In general, a criminal justice equips you with knowledge of crime, punishment, law, order, and the court and correction system. At the very foundation of studying criminal justice, one is expected to understand personal and professional rights and the process of putting someone in jail.
Specific courses and concentration, however, is dependent on one’s personal interests and aspirations. If one wishes to become a detective, for example, courses that focus on corrections and abnormal psychology would be great to take.

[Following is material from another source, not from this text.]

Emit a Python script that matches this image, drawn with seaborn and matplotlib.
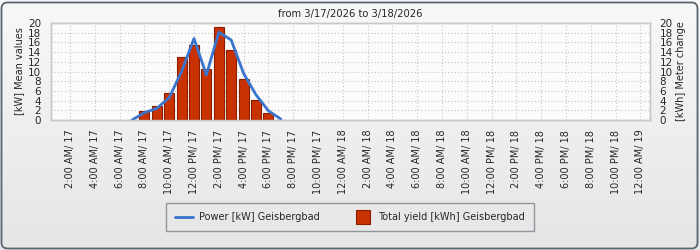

If you wish to pursue a career in criminal justice but don’t have time or money for a bachelor’s degree, most entry-level jobs in criminal justice only require you to have obtained an associate’s degree.
Typical Course Outline
Not only does one have to know how the legal system works, it is also essential for one to understand some of the root causes of crime and how to combat it most effectively. As a result, the study of criminal justice is very interdisciplinary, with aspects of psychology, sociology, economy, and more. Here are some common topics one may come across when studying for their associate’s in criminal justice:
- Criminology, victimology, and sociology
- The realities of juvenile and adult incarceration
- The social, economic, and cultural influences on crime
- Drug addiction and ways for to successfully eradiate it
- Complete overview of the current U.S legal system, or the legal system at the place you are currently studying in
- What exactly is the role of the court
- Domestic terrorism and homeland security
- Immigration and border control management
An associate’s degree in criminal justice typically makes you eligible for most entry-level jobs in government, court administration, and/or law enforcement. Some of the jobs you can acquire are:
- Police officer
- Probation officer
- Security guard
- Victim advocate
- Legal secretary
- Court administrator
These are just some of the jobs in the criminal justice field. Most of these jobs also allow for promotions and chances to move higher up!
The U.S Bureau of Labor Statistics project criminal justice jobs to grow 7% by 2020.